* [INSTRUCTIONS TO FOLLOW]: Begin at the first line and end at the line containing "var w = 648, h = 287;". Extract exactly those lines.

Code that draws figures
══════════════════════════════

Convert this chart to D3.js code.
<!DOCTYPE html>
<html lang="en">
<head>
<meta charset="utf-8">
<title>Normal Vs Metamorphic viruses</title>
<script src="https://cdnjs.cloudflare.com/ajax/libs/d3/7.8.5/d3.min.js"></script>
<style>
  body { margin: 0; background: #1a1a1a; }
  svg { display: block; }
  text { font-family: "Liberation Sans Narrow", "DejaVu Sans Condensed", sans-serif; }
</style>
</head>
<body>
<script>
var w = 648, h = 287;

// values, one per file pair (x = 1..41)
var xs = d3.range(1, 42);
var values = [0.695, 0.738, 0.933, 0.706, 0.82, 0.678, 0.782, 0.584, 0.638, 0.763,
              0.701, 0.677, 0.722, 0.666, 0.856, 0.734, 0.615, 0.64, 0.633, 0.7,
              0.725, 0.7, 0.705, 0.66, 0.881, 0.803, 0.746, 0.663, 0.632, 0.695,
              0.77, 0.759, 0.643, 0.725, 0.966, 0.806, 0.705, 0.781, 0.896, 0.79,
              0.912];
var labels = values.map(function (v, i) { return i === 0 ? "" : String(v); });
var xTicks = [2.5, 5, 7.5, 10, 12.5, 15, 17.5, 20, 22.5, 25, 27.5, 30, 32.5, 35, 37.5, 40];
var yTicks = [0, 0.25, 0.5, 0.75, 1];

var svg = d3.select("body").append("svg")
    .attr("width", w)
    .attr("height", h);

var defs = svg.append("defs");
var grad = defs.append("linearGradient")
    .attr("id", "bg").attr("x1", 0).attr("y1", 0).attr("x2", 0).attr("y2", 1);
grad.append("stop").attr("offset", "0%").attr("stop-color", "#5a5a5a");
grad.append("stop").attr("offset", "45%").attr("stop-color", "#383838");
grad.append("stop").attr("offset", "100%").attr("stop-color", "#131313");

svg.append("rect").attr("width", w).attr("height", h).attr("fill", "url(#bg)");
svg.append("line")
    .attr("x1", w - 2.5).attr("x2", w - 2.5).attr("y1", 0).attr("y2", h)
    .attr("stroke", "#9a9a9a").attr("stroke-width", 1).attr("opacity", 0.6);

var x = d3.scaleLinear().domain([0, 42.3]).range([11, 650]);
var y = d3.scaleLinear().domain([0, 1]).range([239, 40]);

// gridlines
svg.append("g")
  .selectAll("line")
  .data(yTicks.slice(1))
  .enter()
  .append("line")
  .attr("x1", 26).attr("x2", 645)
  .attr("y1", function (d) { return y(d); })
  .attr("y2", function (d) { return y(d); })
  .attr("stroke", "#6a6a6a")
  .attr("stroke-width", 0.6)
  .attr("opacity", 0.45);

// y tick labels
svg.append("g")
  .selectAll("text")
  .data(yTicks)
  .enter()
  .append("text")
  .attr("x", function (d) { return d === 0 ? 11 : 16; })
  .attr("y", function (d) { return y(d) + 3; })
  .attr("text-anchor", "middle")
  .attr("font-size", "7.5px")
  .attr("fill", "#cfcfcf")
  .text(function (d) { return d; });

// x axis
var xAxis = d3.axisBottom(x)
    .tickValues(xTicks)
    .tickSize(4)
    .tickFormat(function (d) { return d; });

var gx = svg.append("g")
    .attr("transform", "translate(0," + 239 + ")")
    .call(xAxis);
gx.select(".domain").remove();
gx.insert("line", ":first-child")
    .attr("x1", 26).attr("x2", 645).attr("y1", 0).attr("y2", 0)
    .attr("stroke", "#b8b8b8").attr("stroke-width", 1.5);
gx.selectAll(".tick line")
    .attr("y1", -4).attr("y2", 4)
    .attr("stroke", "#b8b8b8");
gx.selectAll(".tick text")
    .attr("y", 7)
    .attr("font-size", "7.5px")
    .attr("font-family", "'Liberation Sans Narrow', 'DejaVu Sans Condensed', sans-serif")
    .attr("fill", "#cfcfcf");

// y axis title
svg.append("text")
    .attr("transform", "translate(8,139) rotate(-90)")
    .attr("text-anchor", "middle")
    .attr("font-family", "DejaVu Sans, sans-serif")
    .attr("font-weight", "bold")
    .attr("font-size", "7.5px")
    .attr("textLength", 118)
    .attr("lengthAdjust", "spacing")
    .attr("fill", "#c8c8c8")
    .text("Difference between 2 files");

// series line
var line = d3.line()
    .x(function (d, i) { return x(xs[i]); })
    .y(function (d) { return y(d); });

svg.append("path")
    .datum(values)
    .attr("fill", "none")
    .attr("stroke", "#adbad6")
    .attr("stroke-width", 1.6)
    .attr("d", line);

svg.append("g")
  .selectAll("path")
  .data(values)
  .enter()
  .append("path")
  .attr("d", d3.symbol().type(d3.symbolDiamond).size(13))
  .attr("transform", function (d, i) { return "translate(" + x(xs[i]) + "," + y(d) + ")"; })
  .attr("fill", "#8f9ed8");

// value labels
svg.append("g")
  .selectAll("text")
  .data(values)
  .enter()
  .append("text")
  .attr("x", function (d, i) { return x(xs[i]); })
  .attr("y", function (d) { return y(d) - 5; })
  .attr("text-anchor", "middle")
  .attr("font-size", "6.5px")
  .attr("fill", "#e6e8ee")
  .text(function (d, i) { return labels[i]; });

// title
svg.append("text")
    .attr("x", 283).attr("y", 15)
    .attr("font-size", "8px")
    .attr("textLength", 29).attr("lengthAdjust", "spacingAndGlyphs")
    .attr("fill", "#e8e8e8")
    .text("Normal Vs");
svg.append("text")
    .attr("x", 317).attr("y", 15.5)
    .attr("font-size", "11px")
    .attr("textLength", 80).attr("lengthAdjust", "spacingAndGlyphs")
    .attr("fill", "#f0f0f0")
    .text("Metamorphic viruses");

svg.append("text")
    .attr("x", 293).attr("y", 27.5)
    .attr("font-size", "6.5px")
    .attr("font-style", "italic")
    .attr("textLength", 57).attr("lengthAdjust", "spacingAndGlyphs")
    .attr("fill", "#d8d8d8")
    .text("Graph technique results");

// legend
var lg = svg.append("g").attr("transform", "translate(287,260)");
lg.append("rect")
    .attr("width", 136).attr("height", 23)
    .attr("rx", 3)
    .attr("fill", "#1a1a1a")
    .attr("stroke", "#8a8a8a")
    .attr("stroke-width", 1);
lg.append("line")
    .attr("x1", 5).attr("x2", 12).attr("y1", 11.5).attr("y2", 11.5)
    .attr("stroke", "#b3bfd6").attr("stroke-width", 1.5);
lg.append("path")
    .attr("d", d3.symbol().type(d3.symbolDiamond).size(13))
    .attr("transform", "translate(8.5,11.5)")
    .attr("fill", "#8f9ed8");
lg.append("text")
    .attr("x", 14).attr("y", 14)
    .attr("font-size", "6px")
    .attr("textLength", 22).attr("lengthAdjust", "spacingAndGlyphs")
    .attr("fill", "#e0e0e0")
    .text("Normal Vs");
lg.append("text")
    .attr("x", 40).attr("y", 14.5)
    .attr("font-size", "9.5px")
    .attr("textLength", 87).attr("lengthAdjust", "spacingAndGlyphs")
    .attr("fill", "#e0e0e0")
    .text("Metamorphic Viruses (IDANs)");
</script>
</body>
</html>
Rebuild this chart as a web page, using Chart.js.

══════════════════════════════

* [FULL ANSWER]:
Convert this chart to D3.js code.
<!DOCTYPE html>
<html lang="en">
<head>
<meta charset="utf-8">
<title>Normal Vs Metamorphic viruses</title>
<script src="https://cdnjs.cloudflare.com/ajax/libs/d3/7.8.5/d3.min.js"></script>
<style>
  body { margin: 0; background: #1a1a1a; }
  svg { display: block; }
  text { font-family: "Liberation Sans Narrow", "DejaVu Sans Condensed", sans-serif; }
</style>
</head>
<body>
<script>
var w = 648, h = 287;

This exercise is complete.